By making these changes, the NFL seems to be acknowledging that the previous procedures for inspecting the footballs was inadequate. This may be important because these are the very procedures used in Deflategate to bust the New England Patriots for using deflated footballs in the AFC Championship game.

According to Kevin Seifert of ESPN, these new procedures “undermine” Brady’s 4-game suspension. From his article on Monday:

For Brady, however, each change can be viewed as a variable that casts doubt on culpability. Consider:

  • The NFL has now acknowledged that it’s important to know the exact pregame inflation of each football. Brady was suspended without it.
  • The league admits that security surrounding footballs needed to be improved. Proof of Brady’s guilt was based in part on a Patriots employee taking game footballs into a bathroom during pregame warm-ups.
  • The NFL knows now that there should be a detailed process for checking compliance at halftime and after the game. Brady’s suspension was rooted in an unprecedented and chaotic halftime scene at the AFC Championship Game where two separate needles were used to test some footballs before time ran out.
  • The league has recognised, in effect, that its previous approach was lacking. Brady has been suspended for participation in a scheme with little of the documentation and process the NFL now considers essential.”

The flip-side to this argument is that the NFL punished Brady based on the procedures and rules that were in place at the time. Like any set of rules, on the field or off, the league is simply learning and evolving and that the new rules and procedures can’t be retroactively applied.

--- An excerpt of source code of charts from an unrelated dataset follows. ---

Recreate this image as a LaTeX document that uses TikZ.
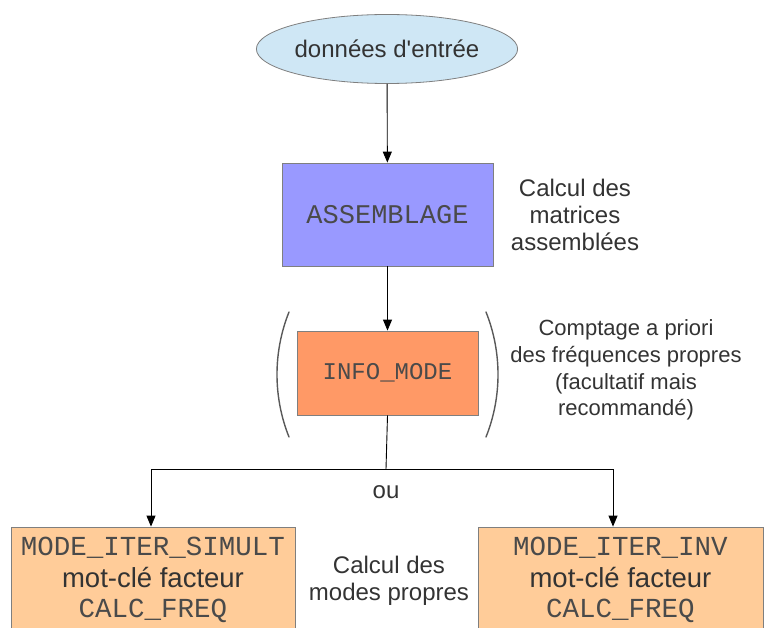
\documentclass[tikz,border=0pt]{standalone}
\usepackage{fontspec}
\setmainfont{Liberation Sans}
\setmonofont{Liberation Mono}
\newfontfamily\plainsans{Liberation Sans}
\usetikzlibrary{arrows.meta,shapes.geometric,calc}
\definecolor{txt}{HTML}{333333}
\definecolor{mono}{HTML}{4A4A4A}
\definecolor{edge}{HTML}{7F7F7F}
\definecolor{ellfill}{HTML}{CFE7F5}
\definecolor{assfill}{HTML}{9999FF}
\definecolor{infofill}{HTML}{FF9966}
\definecolor{modefill}{HTML}{FFCC99}
\begin{document}
\begin{tikzpicture}[x=1pt,y=-1pt,
  box/.style={draw=edge,line width=0.8pt,rectangle,inner sep=0pt},
  conn/.style={line width=0.9pt,black},
  arr/.style={conn,-{Triangle[length=11pt,width=9pt]}},
  lbl/.style={text=txt,align=center,font=\fontsize{24}{27}\selectfont},
  modebox/.style={box,fill=modefill,minimum height=106pt,align=center,text=mono,font=\fontsize{27.5}{31}\selectfont},
  paren/.style={line width=1.4pt,draw=black!65,line cap=round}]
\useasboundingbox (0,0) rectangle (773,628);
\clip (0,0) rectangle (773,628);
\node[ellipse,draw=edge,line width=0.8pt,fill=ellfill,minimum width=210pt,minimum height=69pt,inner sep=0pt,text=txt,font=\plainsans\fontsize{24}{27}\selectfont] (in) at (387,49) {donn\'ees d'entr\'ee};
\node[box,fill=assfill,minimum width=211pt,minimum height=103pt,text=mono,font=\ttfamily\fontsize{27}{30}\selectfont] (ass) at (387.5,214.5) {ASSEMBLAGE};
\node[box,fill=infofill,minimum width=181pt,minimum height=84pt,text=mono,font=\ttfamily\fontsize{24}{27}\selectfont] (info) at (387.5,373) {INFO\_MODE};
\node[modebox,minimum width=284pt] (lb) at (153,580)
  {\texttt{MODE\_ITER\_SIMULT}\\[1pt]{\color{txt}mot-cl\'e facteur}\\[-1pt]\texttt{CALC\_FREQ}};
\node[modebox,minimum width=285pt] (rb) at (620.5,580)
  {\texttt{MODE\_ITER\_INV}\\[1pt]{\color{txt}mot-cl\'e facteur}\\[-1pt]\texttt{CALC\_FREQ}};
\node[lbl] (t1) at (575,215) {Calcul des\\matrices\\assembl\'ees};
\node[lbl,font=\fontsize{22}{26.7}\selectfont] (t2) at (626,370) {Comptage a priori\\des fr\'equences propres\\(facultatif mais\\recommand\'e)};
\node[lbl] (t3) at (389,581) {Calcul des\\modes propres};
\node[lbl] (ou) at (386,492) {ou};
\coordinate (split) at (386,469);
\draw[arr] (in) -- (ass);
\draw[arr] (ass) -- (info);
\draw[conn] (info.south) -- (split);
\draw[arr] (split) -| ([xshift=-2pt]lb.north);
\draw[arr] (split) -| ([xshift=-7.5pt]rb.north);
\draw[paren] (289,312) .. controls (273,352) and (273,397) .. (289,437);
\draw[paren] (486,312) .. controls (502,352) and (502,397) .. (486,437);
\end{tikzpicture}
\end{document}
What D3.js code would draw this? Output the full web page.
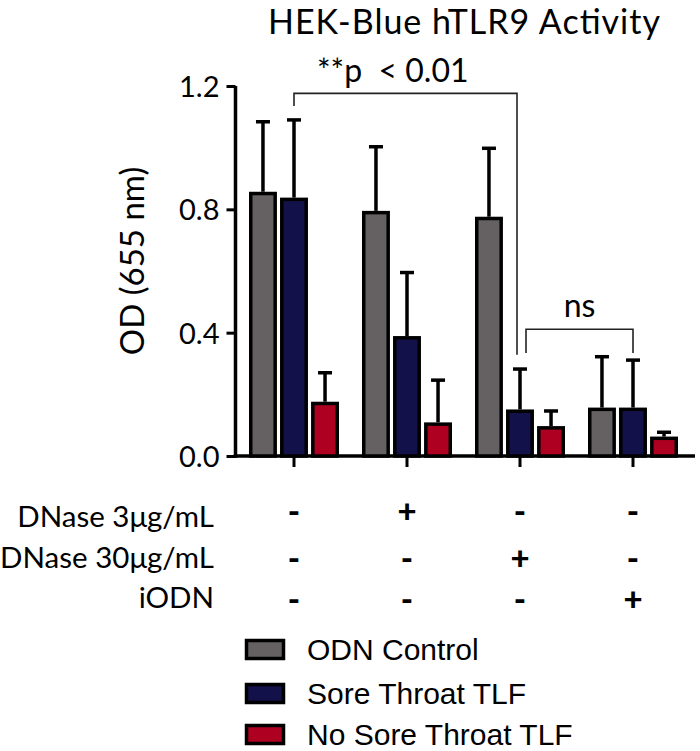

The NFL can also argue that the measurements were only part of the evidence against Brady.

Still, considering the timing of these changes, after Brady’s appeal but with the final ruling still pending, it is hard not to look at these changes as something of an admission that the original investigation was at least partially flawed.

We have reached out to the NFL and the NFL Players’ Association for comment and will update when we hear back.